The Messy MiddleBy middle age, fatigue can settle in so deeply it starts to feel permanent, along with the unsettling sense that this one life is the one you're actually stuck with. A lot of TV about women in their forties turns that feeling into glossy self-actualization or broad midlife-comedy chaos. *Don't Call Me Ma'am*, a quietly brave 12-episode South Korean series, goes the other way. It lets the weariness stay visible. It doesn't tidy it up. (Dojeon Media put it perfectly when they noted the show "hits the messy middle of life, where most shows skip.") I didn't see it coming, and it really got to me.
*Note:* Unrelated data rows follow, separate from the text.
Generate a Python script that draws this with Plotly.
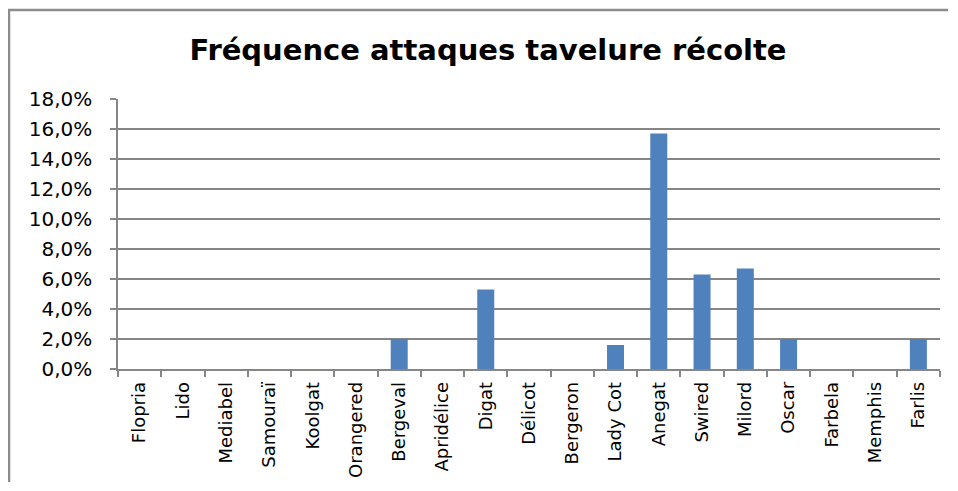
import plotly.graph_objects as go

categories = ["Flopria", "Lido", "Mediabel", "Samouraï", "Koolgat", "Orangered", "Bergeval",
              "Apridélice", "Digat", "Délicot", "Bergeron", "Lady Cot", "Anegat", "Swired",
              "Milord", "Oscar", "Farbela", "Memphis", "Farlis"]
values = [0.0, 0.0, 0.0, 0.0, 0.0, 0.0, 0.020, 0.0, 0.053, 0.0, 0.0, 0.016, 0.157, 0.063,
          0.067, 0.020, 0.0, 0.0, 0.020]
title_text = "Fréquence attaques tavelure récolte"

# page is shown with an 8px body margin, so figure coords = screen coords - 8
W, H = 940, 474
ml, mr, mt, mb = 110, 8, 91, 113
pw, ph = W - ml - mr, H - mt - mb

def px_x(x):
    return (x - ml) / pw

def px_y(y):
    return (H - mb - y) / ph

fig = go.Figure(go.Bar(
    x=categories, y=values,
    marker=dict(color="#4F81BD", line=dict(width=0)),
))

fig.update_layout(
    width=W, height=H,
    margin=dict(l=ml, r=mr, t=mt, b=mb, autoexpand=False),
    paper_bgcolor="white", plot_bgcolor="white",
    bargap=0.607,
    separators=", ",
    showlegend=False,
    font=dict(family="DejaVu Sans", color="#000000"),
    title=dict(text="<b>" + title_text + "</b>", x=480 / W, xref="container",
               y=1 - 42 / H, yref="container",
               yanchor="middle", xanchor="center",
               font=dict(size=29, family="DejaVu Sans", color="#000000")),
    xaxis=dict(
        type="category", tickangle=-90, tickson="boundaries",
        ticks="outside", ticklen=6, tickcolor="#868686", tickwidth=1.5,
        showline=True, linecolor="#868686", linewidth=1.5,
        showgrid=False, tickfont=dict(size=18, family="DejaVu Sans"),
        ticklabelstandoff=4,
    ),
    yaxis=dict(
        range=[0, 0.18], dtick=0.02, tickformat=".1%",
        ticks="outside", ticklen=6, tickcolor="#868686", tickwidth=1.5,
        showline=True, linecolor="#868686", linewidth=1.5,
        showgrid=True, gridcolor="#868686", gridwidth=1.5,
        zeroline=False, tickfont=dict(size=20, family="DejaVu Sans"),
        ticklabelstandoff=14,
    ),
    shapes=[
        dict(type="line", xref="paper", yref="paper",
             x0=px_x(0), x1=px_x(W), y0=px_y(2), y1=px_y(2),
             line=dict(color="#8C8C8C", width=2.5)),
        dict(type="line", xref="paper", yref="paper",
             x0=px_x(1), x1=px_x(1), y0=px_y(2), y1=px_y(H),
             line=dict(color="#8C8C8C", width=2.5)),
    ],
)

fig.write_html("out.html")
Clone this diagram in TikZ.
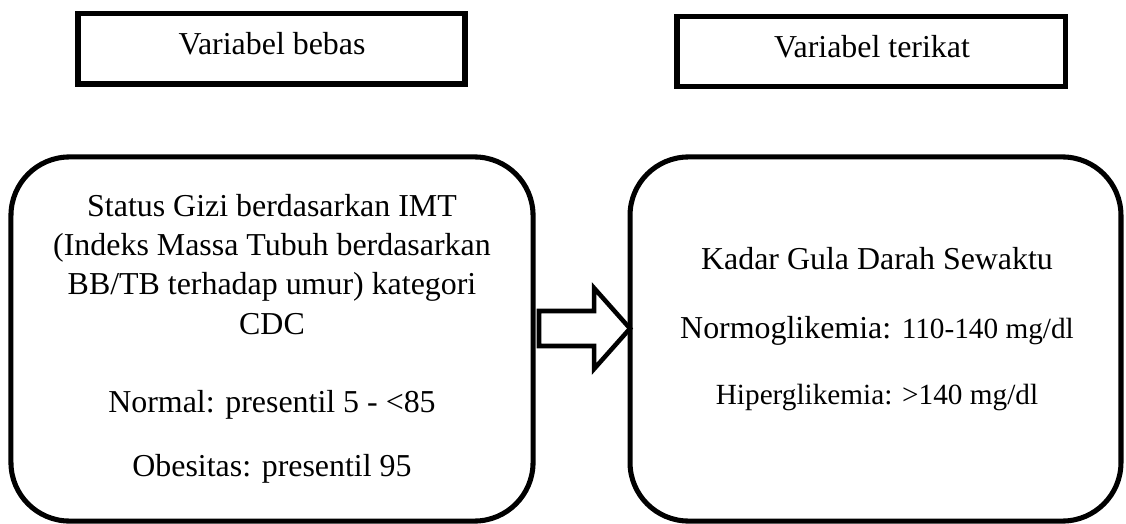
\documentclass[tikz,border=0pt]{standalone}
\usepackage{fontspec}
\setmainfont{Liberation Serif}
\begin{document}
\begin{tikzpicture}[x=0.376pt,y=-0.376pt,
  topbox/.style={draw=black,line width=1.9pt,minimum width=#1,minimum height=26.5pt,inner sep=0pt},
  bigbox/.style={draw=black,line width=1.9pt,rounded corners=22pt,minimum width=#1,minimum height=136.9pt,inner sep=0pt},
  txt/.style={anchor=base,inner sep=0pt,font=\fontsize{12}{14}\selectfont},
  smalltxt/.style={anchor=base,inner sep=0pt,font=\fontsize{11}{13}\selectfont},
  blockarrow/.style={draw=black,line width=1.7pt,fill=white,line join=miter}]
\useasboundingbox (0,0) rectangle (1126,524);
% top boxes
\node[topbox=145.5pt] (tl) at (271.5,48.75) {};
\node[txt] (tltext) at (272,55) {Variabel bebas};
\node[topbox=145.9pt] (tr) at (871,51.5) {};
\node[txt] (trtext) at (872,58) {Variabel terikat};
% big boxes
\node[bigbox=196.3pt] (lb) at (272,339) {};
\node[bigbox=184.6pt] (rb) at (875.5,339) {};
% left box text
\node[txt] (l1) at (272,217) {Status Gizi berdasarkan IMT};
\node[txt] (l2) at (272,256) {(Indeks Massa Tubuh berdasarkan};
\node[txt] (l3) at (272,295) {BB/TB terhadap umur) kategori};
\node[txt] (l4) at (272,334) {CDC};
\node[txt] (l5) at (272,412) {Normal: presentil 5 - <85};
\node[txt] (l6) at (272,476) {Obesitas: presentil 95};
% right box text
\node[txt] (r1) at (877,270) {Kadar Gula Darah Sewaktu};
\node[txt] (r2) at (877,338) {Normoglikemia: {\fontsize{11}{13}\selectfont 110-140 mg/dl}};
\node[smalltxt] (r3) at (877,404) {Hiperglikemia: >140 mg/dl};
% block arrow between the boxes
\coordinate (atail) at (539,328.5);
\coordinate (atip) at (630,328.5);
\draw[blockarrow] (atail) ++(0,-17.5) -- ++(55,0) -- ++(0,-23) -- (atip)
  -- ++(-36,40.5) -- ++(0,-23) -- ++(-55,0) -- cycle;
\end{tikzpicture}
\end{document}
The first-episode birthday dinner tells you almost everything. Jo Na-jeong (played by a strikingly deglamorized Kim Hee-seon) walks into an upscale restaurant dragging along two screaming children. She used to be a star home shopping host; now she is just trying to get through the meal. The show never asks us to pity her, and her friends don't swoop in with sitcom reassurance. Kim does the work with her body. Her shoulders cave forward. Her eyes keep scanning the room for some imaginary escape hatch. And when her son melts down on the floor, she doesn't spring into action. She just stands there and looks at him. It's awful to watch in the best way: a woman suddenly seeing how much she has compressed herself to fit a life that no longer fits her.
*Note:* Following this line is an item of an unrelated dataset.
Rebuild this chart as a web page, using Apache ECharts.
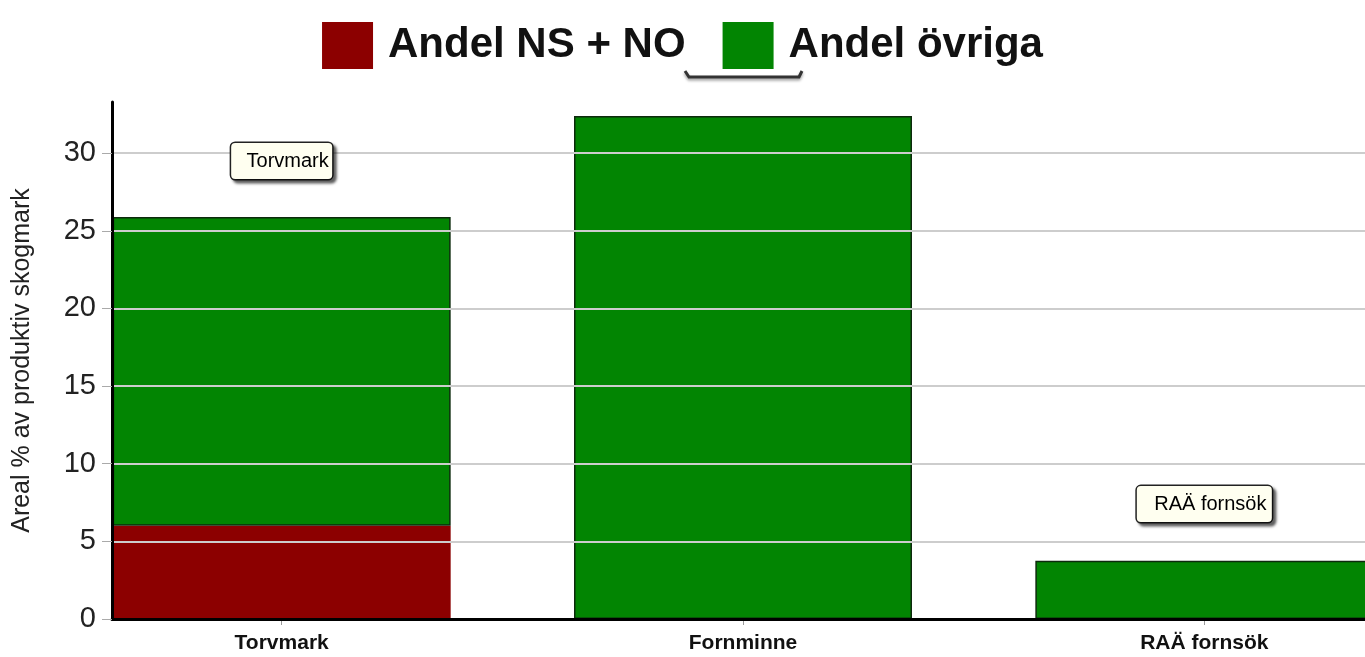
<!DOCTYPE html>
<html>
<head>
<meta charset="utf-8">
<script src="https://cdn.jsdelivr.net/npm/echarts@6/dist/echarts.min.js"></script>
<style>
html,body{margin:0;padding:0;background:#fff;}
#chart{width:1365px;height:657px;}
</style>
</head>
<body>
<div id="chart"></div>
<script>
var categories = ['Torvmark', 'Fornminne', 'RAÄ fornsök'];
var seriesNames = ['Andel NS + NO', 'Andel övriga'];
var andelNSNO = [6.0, 0, 0];
var andelOvriga = [19.9, 32.4, 3.75];
var yTicks = [0, 5, 10, 15, 20, 25, 30];
var annotationText = ['Torvmark', 'RAÄ fornsök'];
var annotationCategory = ['Torvmark', 'RAÄ fornsök'];
var annotationValue = [29.5, 7.4];
var annotationWidth = [89, 123];
var yMax = 33.3;
var yInterval = 5;

var chart = echarts.init(document.getElementById('chart'));

var annData = annotationText.map(function (t, i) {
  return {
    value: [annotationCategory[i], annotationValue[i]],
    label: { formatter: t, width: annotationWidth[i] }
  };
});

var option = {
  animation: false,
  backgroundColor: '#ffffff',
  legend: {
    data: seriesNames,
    left: 'center',
    top: 17,
    icon: 'rect',
    itemWidth: 51,
    itemHeight: 47,
    itemGap: 37,
    selectedMode: false,
    itemStyle: { borderWidth: 0 },
    textStyle: {
      fontFamily: 'Liberation Sans, Arial, sans-serif',
      fontSize: 42,
      fontWeight: 'bold',
      color: '#111',
      padding: [0, 0, 0, 10]
    }
  },
  graphic: [{
    type: 'polyline',
    shape: { points: [[685, 71], [689, 77], [799, 77], [802, 71]] },
    style: { stroke: '#333', lineWidth: 3, fill: null, shadowColor: 'rgba(0,0,0,0.4)', shadowBlur: 3, shadowOffsetY: 2 },
    z: 10
  }],
  grid: [
    { left: 51, width: 1384, top: 102, bottom: 38, outerBoundsMode: 'none', containLabel: false },
    { left: 112, right: 0, top: 102, bottom: 38, outerBoundsMode: 'none', containLabel: false }
  ],
  xAxis: [
    {
      type: 'category',
      gridIndex: 0,
      data: categories,
      axisLine: { show: false },
      axisTick: { show: true, alignWithLabel: true, length: 6, lineStyle: { color: '#999', width: 1 } },
      axisLabel: {
        margin: 14,
        fontFamily: 'Liberation Sans Narrow, Arial Narrow, Liberation Sans, Arial, sans-serif',
        fontWeight: 'bold',
        fontSize: 21,
        color: '#111'
      },
      splitLine: { show: false }
    },
    {
      type: 'value',
      gridIndex: 1,
      min: 0,
      max: 1,
      z: 5,
      axisLine: { show: true, onZero: false, lineStyle: { color: '#000', width: 3 } },
      axisTick: { show: false },
      axisLabel: { show: false },
      splitLine: { show: false }
    }
  ],
  yAxis: [
    {
      type: 'value',
      gridIndex: 0,
      min: 0,
      max: yMax,
      show: false
    },
    {
      type: 'value',
      gridIndex: 1,
      min: 0,
      max: yMax,
      interval: yInterval,
      name: 'Areal % av produktiv skogmark',
      nameLocation: 'middle',
      nameGap: 77,
      nameTextStyle: { fontFamily: 'Liberation Sans, Arial, sans-serif', fontSize: 25, color: '#222' },
      z: 5,
      axisLine: { show: true, lineStyle: { color: '#000', width: 3 } },
      axisTick: { show: true, length: 10, customValues: yTicks, lineStyle: { color: '#aaa', width: 1 } },
      axisLabel: {
        margin: 16,
        customValues: yTicks,
        fontFamily: 'Liberation Sans, Arial, sans-serif',
        fontSize: 29,
        color: '#222'
      },
      splitLine: { show: true, lineStyle: { color: '#cdcdcd', width: 2 } }
    }
  ],
  series: [
    {
      name: seriesNames[0],
      type: 'bar',
      xAxisIndex: 0,
      yAxisIndex: 0,
      stack: 'total',
      barWidth: 338,
      itemStyle: { color: '#8c0000' },
      data: andelNSNO
    },
    {
      name: seriesNames[1],
      type: 'bar',
      xAxisIndex: 0,
      yAxisIndex: 0,
      stack: 'total',
      barWidth: 338,
      itemStyle: { color: '#028502', borderColor: '#0d2a0d', borderWidth: 1.5 },
      data: andelOvriga
    },
    {
      name: 'annotations',
      type: 'scatter',
      xAxisIndex: 0,
      yAxisIndex: 0,
      symbolSize: 0,
      silent: true,
      z: 10,
      itemStyle: { opacity: 1 },
      label: {
        show: true,
        position: 'inside',
        align: 'center',
        verticalAlign: 'middle',
        fontFamily: 'Liberation Sans, Arial, sans-serif',
        fontSize: 20,
        color: '#000',
        overflow: 'truncate',
        ellipsis: '',
        height: 36,
        lineHeight: 36,
        padding: [0, 0, 0, 12],
        backgroundColor: '#fffff0',
        borderColor: '#222',
        borderWidth: 1.5,
        borderRadius: 4,
        shadowColor: 'rgba(0,0,0,0.55)',
        shadowBlur: 3,
        shadowOffsetX: 3,
        shadowOffsetY: 3
      },
      data: annData
    }
  ]
};

chart.setOption(option);
</script>
</body>
</html>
What makes the series land is its refusal to hand out neat answers for messy sorrows. Koo Ju-young (Han Hye-jin), for one, keeps infertility and an emotionally distant, asexual marriage tucked behind immaculate clothes and total professional control. Han is terrific here. After so many straightforward lead roles, she plays Ju-young like a nerve held under tension. Watch how hard she grips the steering wheel, or the way her voice lifts just slightly when she insists to her husband that everything is fine. Director Kim Jeong-min often places her in wide, sterile frames that make her look stranded even in company. It's a simple choice, and it hurts.
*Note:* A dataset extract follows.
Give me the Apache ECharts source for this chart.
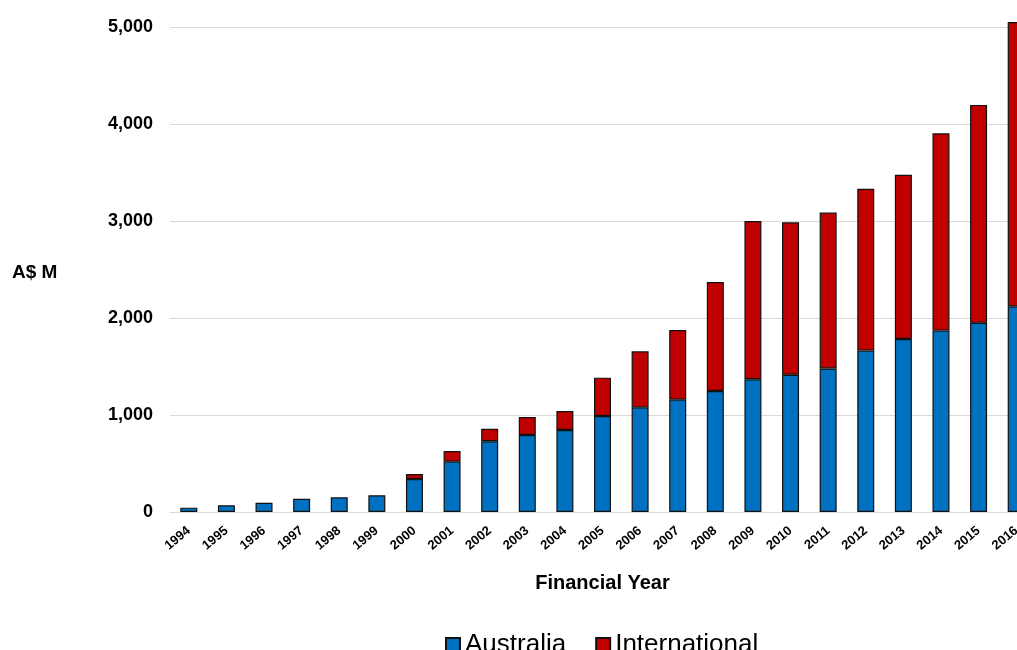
<!DOCTYPE html>
<html>
<head>
<meta charset="utf-8">
<script src="https://cdn.jsdelivr.net/npm/echarts@6/dist/echarts.min.js"></script>
<style>
  html, body { margin: 0; padding: 0; background: #fff; }
  #chart { width: 1017px; height: 650px; }
</style>
</head>
<body>
<div id="chart"></div>
<script>
const years = ['1994', '1995', '1996', '1997', '1998', '1999', '2000', '2001', '2002', '2003', '2004', '2005',
  '2006', '2007', '2008', '2009', '2010', '2011', '2012', '2013', '2014', '2015', '2016'];
const australia = [45, 69, 96, 137, 151, 172, 340, 519, 729, 794, 845, 990,
  1079, 1158, 1247, 1368, 1415, 1480, 1664, 1784, 1870, 1950, 2120];
const international = [0, 0, 0, 0, 0, 0, 52, 110, 130, 185, 196, 395,
  577, 718, 1124, 1632, 1571, 1607, 1668, 1693, 2034, 2247, 2931];
const yTicks = [0, 1000, 2000, 3000, 4000, 5000];

const font = 'Liberation Sans, Arial, sans-serif';
const chart = echarts.init(document.getElementById('chart'));

chart.setOption({
  animation: false,
  // plot runs past the right edge, the 2016 bar is cut off like in the original
  grid: { left: 170, top: 27, width: 865, height: 485, containLabel: false, outerBoundsMode: 'none' },
  legend: {
    left: 445,
    top: 632,
    padding: 0,
    itemWidth: 14,
    itemHeight: 14,
    itemGap: 29,
    icon: 'rect',
    textStyle: { fontFamily: font, fontSize: 26, color: '#000' },
    data: ['Australia', 'International']
  },
  graphic: [{
    type: 'text',
    left: 12,
    top: 263,
    style: { text: 'A$ M', font: 'bold 19px ' + font, fill: '#000' }
  }],
  xAxis: {
    type: 'category',
    data: years,
    name: 'Financial Year',
    nameLocation: 'middle',
    nameGap: 61,
    nameTextStyle: { fontFamily: font, fontSize: 20, fontWeight: 'bold', color: '#000' },
    axisLine: { lineStyle: { color: '#d9d9d9' } },
    axisTick: { show: false },
    axisLabel: { rotate: 40, interval: 0, margin: 17, fontFamily: font, fontSize: 13, fontWeight: 'bold', color: '#000' }
  },
  yAxis: {
    type: 'value',
    min: yTicks[0],
    max: yTicks[yTicks.length - 1],
    interval: 1000,
    axisLine: { show: false },
    axisTick: { show: false },
    splitLine: { lineStyle: { color: '#d9d9d9' } },
    axisLabel: {
      margin: 17,
      fontFamily: font,
      fontSize: 18,
      fontWeight: 'bold',
      color: '#000',
      formatter: v => v.toLocaleString('en-US')
    }
  },
  series: [
    {
      name: 'Australia',
      type: 'bar',
      stack: 'total',
      barWidth: 17,
      clip: false,
      data: australia,
      itemStyle: { color: '#0070c0', borderColor: '#111', borderWidth: 1.2 }
    },
    {
      name: 'International',
      type: 'bar',
      stack: 'total',
      barWidth: 17,
      clip: false,
      data: international.map(v => v === 0 ? null : v),
      itemStyle: { color: '#c00000', borderColor: '#111', borderWidth: 1.2 }
    }
  ]
});
</script>
</body>
</html>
Then the show lets all that pressure break. By the penultimate episode, it has stopped pretending life will sort itself out if you wait long enough. Na-jeong, having finally clawed back part of her career, gets fired and later drops a block of frozen beef soup from the fridge. It's nothing, really. But Kim Hee-seon folds in front of the open refrigerator, that cold light washing over her face, and cries not for the soup but for the sheer unfairness of everything piled around it. It's clumsy, raw, recognizably human. This show is too smart to fake a clean ending, and I loved it for that. If you need tidy closure, that may bother you. For me, the lack of it felt like the only honest farewell.